**Exercise**
Extract the whole listing as it stands. Do not include the pictures.

**Supplied information**
• • •

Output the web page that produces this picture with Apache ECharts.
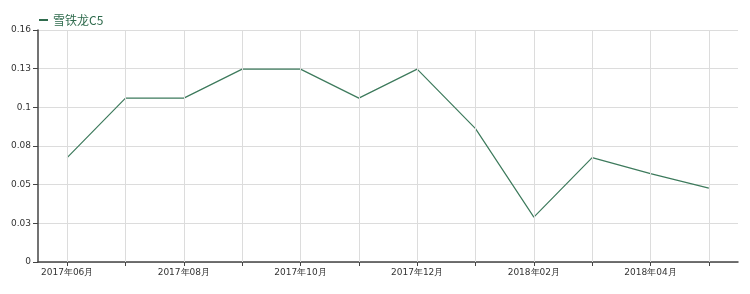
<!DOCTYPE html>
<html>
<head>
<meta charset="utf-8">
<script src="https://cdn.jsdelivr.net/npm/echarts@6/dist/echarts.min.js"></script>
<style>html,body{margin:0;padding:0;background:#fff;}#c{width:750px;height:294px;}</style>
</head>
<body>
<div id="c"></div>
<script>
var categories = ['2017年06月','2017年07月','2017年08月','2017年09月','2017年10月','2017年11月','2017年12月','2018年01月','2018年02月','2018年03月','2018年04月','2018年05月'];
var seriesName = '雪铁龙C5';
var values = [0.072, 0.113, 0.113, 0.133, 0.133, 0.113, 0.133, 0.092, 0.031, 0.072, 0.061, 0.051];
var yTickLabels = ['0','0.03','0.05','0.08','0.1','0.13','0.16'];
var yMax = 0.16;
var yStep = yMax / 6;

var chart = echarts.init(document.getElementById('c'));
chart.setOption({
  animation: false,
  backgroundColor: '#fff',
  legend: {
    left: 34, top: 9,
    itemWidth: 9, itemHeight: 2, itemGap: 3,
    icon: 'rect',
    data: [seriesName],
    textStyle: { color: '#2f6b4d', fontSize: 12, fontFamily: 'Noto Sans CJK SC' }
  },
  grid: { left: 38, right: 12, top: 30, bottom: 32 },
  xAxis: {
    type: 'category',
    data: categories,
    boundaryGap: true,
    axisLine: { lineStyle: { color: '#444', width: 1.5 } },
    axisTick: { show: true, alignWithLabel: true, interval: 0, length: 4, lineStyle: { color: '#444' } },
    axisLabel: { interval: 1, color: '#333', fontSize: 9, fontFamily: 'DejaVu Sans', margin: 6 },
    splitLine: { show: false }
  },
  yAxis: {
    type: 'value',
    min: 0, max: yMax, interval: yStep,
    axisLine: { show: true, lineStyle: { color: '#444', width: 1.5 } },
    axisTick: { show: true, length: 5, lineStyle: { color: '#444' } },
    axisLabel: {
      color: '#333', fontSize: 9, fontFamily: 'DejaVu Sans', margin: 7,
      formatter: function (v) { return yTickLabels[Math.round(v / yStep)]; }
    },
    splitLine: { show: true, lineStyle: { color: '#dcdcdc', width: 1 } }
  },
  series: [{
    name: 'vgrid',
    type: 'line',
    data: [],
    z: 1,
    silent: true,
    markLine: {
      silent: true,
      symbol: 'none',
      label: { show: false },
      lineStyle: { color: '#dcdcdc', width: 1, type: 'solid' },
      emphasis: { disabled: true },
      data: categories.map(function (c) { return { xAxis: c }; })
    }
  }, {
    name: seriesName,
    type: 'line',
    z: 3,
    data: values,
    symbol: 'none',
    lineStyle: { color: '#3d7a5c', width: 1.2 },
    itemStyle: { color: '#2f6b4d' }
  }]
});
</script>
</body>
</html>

• • •

**Task answer**
Output the web page that produces this picture with Apache ECharts.
<!DOCTYPE html>
<html>
<head>
<meta charset="utf-8">
<script src="https://cdn.jsdelivr.net/npm/echarts@6/dist/echarts.min.js"></script>
<style>html,body{margin:0;padding:0;background:#fff;}#c{width:750px;height:294px;}</style>
</head>
<body>
<div id="c"></div>
<script>
var categories = ['2017年06月','2017年07月','2017年08月','2017年09月','2017年10月','2017年11月','2017年12月','2018年01月','2018年02月','2018年03月','2018年04月','2018年05月'];
var seriesName = '雪铁龙C5';
var values = [0.072, 0.113, 0.113, 0.133, 0.133, 0.113, 0.133, 0.092, 0.031, 0.072, 0.061, 0.051];
var yTickLabels = ['0','0.03','0.05','0.08','0.1','0.13','0.16'];
var yMax = 0.16;
var yStep = yMax / 6;

var chart = echarts.init(document.getElementById('c'));
chart.setOption({
  animation: false,
  backgroundColor: '#fff',
  legend: {
    left: 34, top: 9,
    itemWidth: 9, itemHeight: 2, itemGap: 3,
    icon: 'rect',
    data: [seriesName],
    textStyle: { color: '#2f6b4d', fontSize: 12, fontFamily: 'Noto Sans CJK SC' }
  },
  grid: { left: 38, right: 12, top: 30, bottom: 32 },
  xAxis: {
    type: 'category',
    data: categories,
    boundaryGap: true,
    axisLine: { lineStyle: { color: '#444', width: 1.5 } },
    axisTick: { show: true, alignWithLabel: true, interval: 0, length: 4, lineStyle: { color: '#444' } },
    axisLabel: { interval: 1, color: '#333', fontSize: 9, fontFamily: 'DejaVu Sans', margin: 6 },
    splitLine: { show: false }
  },
  yAxis: {
    type: 'value',
    min: 0, max: yMax, interval: yStep,
    axisLine: { show: true, lineStyle: { color: '#444', width: 1.5 } },
    axisTick: { show: true, length: 5, lineStyle: { color: '#444' } },
    axisLabel: {
      color: '#333', fontSize: 9, fontFamily: 'DejaVu Sans', margin: 7,
      formatter: function (v) { return yTickLabels[Math.round(v / yStep)]; }
    },
    splitLine: { show: true, lineStyle: { color: '#dcdcdc', width: 1 } }
  },
  series: [{
    name: 'vgrid',
    type: 'line',
    data: [],
    z: 1,
    silent: true,
    markLine: {
      silent: true,
      symbol: 'none',
      label: { show: false },
      lineStyle: { color: '#dcdcdc', width: 1, type: 'solid' },
      emphasis: { disabled: true },
      data: categories.map(function (c) { return { xAxis: c }; })
    }
  }, {
    name: seriesName,
    type: 'line',
    z: 3,
    data: values,
    symbol: 'none',
    lineStyle: { color: '#3d7a5c', width: 1.2 },
    itemStyle: { color: '#2f6b4d' }
  }]
});
</script>
</body>
</html>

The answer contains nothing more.